By Mel Cooke–
Ernie Smith recorded I Can’t Take It as a ballad at Federal Studios in 1967. Eight years later, Johnny Nash did it over as a lovers’ rock track, naming it Tears on My Pillow. It was, for Smith, an unfortunate title change, as that was the name of a Little Anthony and the Imperials hit.
It was, for Smith, an unfortunate coincidence, as there was a mix-up in royalties.
However, there is no taking away the credit that I Can’t Take It has been to Smith – the tearjerker ballad is a sure hit with audiences.
At concerts, Smith is wont to put some drama into the song, taking a pause for full effect before the closing lines of the chorus.
Smith was living in Bamboo, St Ann, and working at the Reynolds bauxite outfit when he wrote I Can’t Take It, accompanying himself on guitar.
Although the song comes across as intensely personal, Smith said it did not come from a first-hand or even someone else’s specific experience.
“It was just music. I was enjoying everything I was doing,” he said.
It does, however, seem to mark a new development in his writing.
“I usually tell people it is my birth as a songwriter,” Smith said. “Birth is pain.”

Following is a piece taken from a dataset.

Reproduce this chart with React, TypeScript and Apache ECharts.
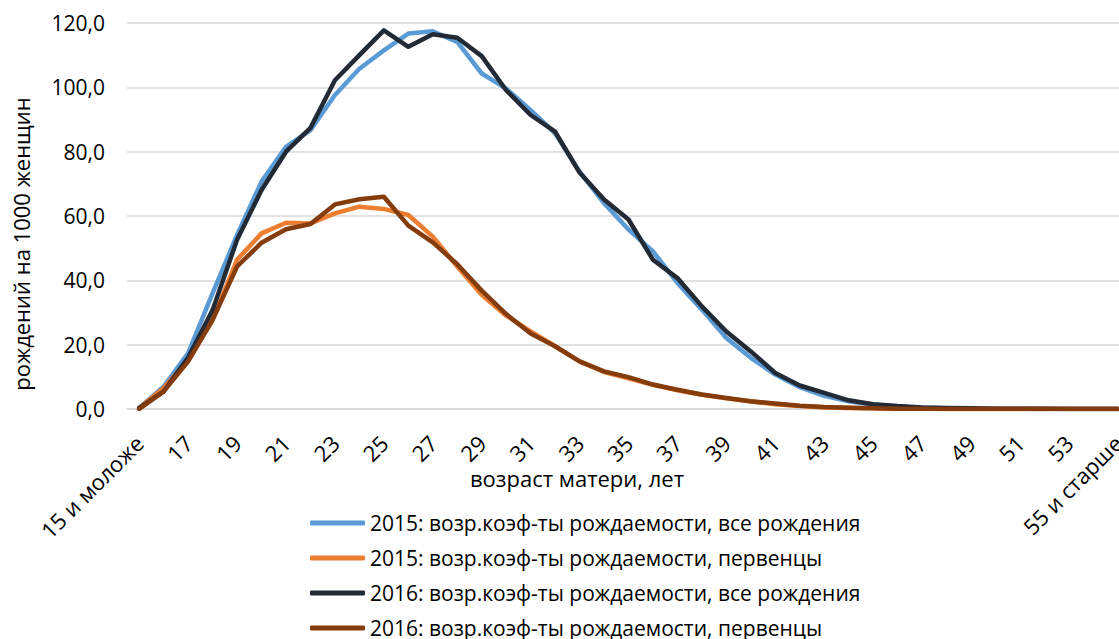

And so is I Can’t Take It:
I can’t take it
I’m so lonely
Gee I need you so
I can’t take it
Oh I wonder why you had to go
But baby
Every night I wake up crying
Tears on my pillow
Pain in my heart, and you on my mind
I remember all the good times that we had before
I remember, now my heart my very soul cries out for more
But baby, all your love for me is dying
Tears on my pillow
Pain in my heart
And you on my mind
Then comes the talking, which precedes the chorus:
“I will always remember the day you promised to love me ’til the very end. And I’ll never forget the day you walked away, you walked on out of my life with my very best friend.”
The first persons to hear I Can’t Take It were members of the band Smith was in – The Vandals – and the persons who hung around them. He chose the ballad format, Smith said, because “there were songs like that on the radio I was listening to”.

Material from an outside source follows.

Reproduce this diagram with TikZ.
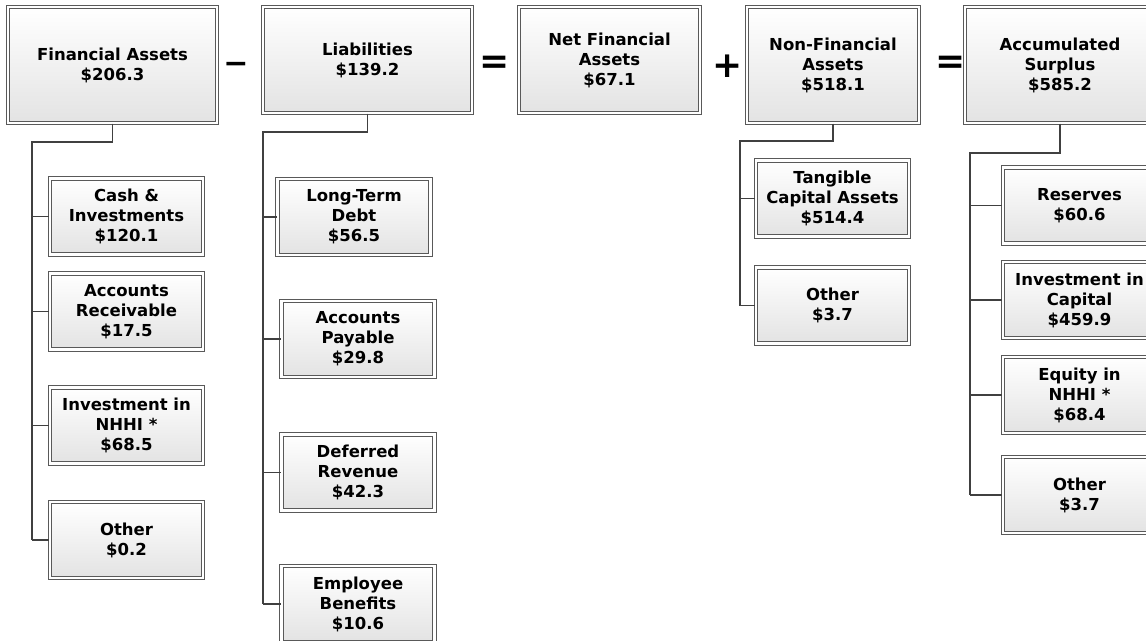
\documentclass[tikz,border=0pt]{standalone}
\usepackage{fontspec}
\setmainfont{DejaVu Sans}
\usetikzlibrary{shadows}

\tikzset{
  acct/.style={draw=black!65, line width=1.2pt, double=white, double distance=2.4pt,
    top color=white, bottom color=black!11, inner sep=0pt, align=center,
    minimum width=153pt, minimum height=76pt,
    drop shadow={shadow xshift=1pt, shadow yshift=-1pt, opacity=0.15},
    font=\bfseries\fontsize{16.5}{20}\selectfont},
  topacct/.style={acct, minimum height=106pt},
  opsign/.style={inner sep=0pt, font=\bfseries\fontsize{36}{36}\selectfont},
  conn/.style={draw=black!75, line width=1.2pt}
}

\begin{document}
\begin{tikzpicture}[x=1pt, y=-1pt]
    \useasboundingbox (0,0) rectangle (1146,640);
    \clip (0,0) rectangle (1146,640);

    \node[topacct, minimum width=209pt, minimum height=116pt] (fin) at (112.5,65) {Financial Assets\\\$206.3};
    \node[topacct, minimum width=209pt] (liab) at (367.5,60) {Liabilities\\\$139.2};
    \node[topacct, minimum width=181pt] (net) at (609.5,60) {Net Financial\\Assets\\\$67.1};
    \node[topacct, minimum width=172pt, minimum height=116pt] (nonfin) at (833,65) {Non-Financial\\Assets\\\$518.1};
    \node[topacct, minimum width=190pt, minimum height=116pt] (surplus) at (1060,65) {Accumulated\\Surplus\\\$585.2};

    \node[opsign, font=\bfseries\fontsize{30}{30}\selectfont] (minus) at (236,68) {−};
    \node[opsign] (eqa) at (495,65) {=};
    \node[opsign] (plus) at (728,66) {+};
    \node[opsign] (eqb) at (951,65) {=};

    \node[acct] (cash) at (126.5,216.5) {Cash \&\\Investments\\\$120.1};
    \node[acct] (recv) at (126.5,311.5) {Accounts\\Receivable\\\$17.5};
    \node[acct] (nhhi) at (126.5,425.5) {Investment in\\NHHI *\\\$68.5};
    \node[acct] (othfin) at (126.5,540) {Other\\\$0.2};

    \node[acct] (debt) at (354,217) {Long-Term\\Debt\\\$56.5};
    \node[acct] (payable) at (358,339) {Accounts\\Payable\\\$29.8};
    \node[acct] (deferred) at (358,472.5) {Deferred\\Revenue\\\$42.3};
    \node[acct] (benefits) at (358,604) {Employee\\Benefits\\\$10.6};

    \node[acct] (tangible) at (832.5,198.5) {Tangible\\Capital Assets\\\$514.4};
    \node[acct] (othnon) at (832.5,305.5) {Other\\\$3.7};

    \node[acct] (reserves) at (1079.5,205.5) {Reserves\\\$60.6};
    \node[acct] (invcap) at (1079.5,300) {Investment in\\Capital\\\$459.9};
    \node[acct] (equity) at (1079.5,395) {Equity in\\NHHI *\\\$68.4};
    \node[acct] (othsur) at (1079.5,495) {Other\\\$3.7};

    \coordinate (finbus) at (32,142);
    \coordinate (liabbus) at (263,132);
    \coordinate (nonbus) at (740,141);
    \coordinate (surbus) at (970,153);

    \draw[conn] (fin.south) |- (finbus) -- (finbus |- othfin.west);
    \draw[conn] (liab.south) |- (liabbus) -- (liabbus |- benefits.west);
    \draw[conn] (nonfin.south) |- (nonbus) -- (nonbus |- othnon.west);
    \draw[conn] (surplus.south) |- (surbus) -- (surbus |- othsur.west);

    \foreach \c in {cash,recv,nhhi,othfin}
        \draw[conn] (finbus |- \c.west) -- (\c.west);
    \foreach \c in {debt,payable,deferred,benefits}
        \draw[conn] (liabbus |- \c.west) -- (\c.west);
    \foreach \c in {tangible,othnon}
        \draw[conn] (nonbus |- \c.west) -- (\c.west);
    \foreach \c in {reserves,invcap,equity,othsur}
        \draw[conn] (surbus |- \c.west) -- (\c.west);
\end{tikzpicture}
\end{document}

There was also the matter of borrowing some lyrics from himself, as Smith said he had the line “but baby, where were you when I needed you” in another song.
And he intended to pass on I Can’t Take It to another singer. When he went to Federal, Smith asked if there was a singer who could do it. He was told to stick around – a band was coming in at 2 p.m. and he could record I Can’t Take It with them.
Members of that band were Ernie Ranglin (guitar), who was also the arranger; Brian Atkinson (bass), Conroy Cooper (keyboards) and Joe Isaacs (drums). After the recording, Smith said, “I felt real good about it.”
However, he said, “I did not feel so comfortable singing it. I felt I could have done a better job singing it.”
Smith first heard I Can’t Take It over the airwaves some months after it was recorded.
“I waited and waited, hoping to hear it on the radio. One day, I was sitting in my father’s car and there it was. My heart was beating like I was on stage,” Smith said.
While he performed I Can’t Take It with The Vandals, Smith had no problems delivering the song. But when he first did it on television, for the ‘Top Ten Tunes’ with Barry Johnson, he said, “I was real nervous again.”
Then there was the female singer from a popular group who saw Smith and said he could not be the person who sang I Can’t Take It. “I looked like a real nerd at the time,” Smith said.
The song did not do well on the charts, Smith expressing confusion about the label it came out on and the distribution. He knew about Nash’s cover before it was done and, when he visited Germany in 1975, saw the effect of the lover’s rock version there.
Now, Smith said, he does the song he wrote under two names.
“I do it both reggae and slow. If I do it reggae I call it Pillow Rock. If I do it like a ballad I call it I Can’t Take It,” he said.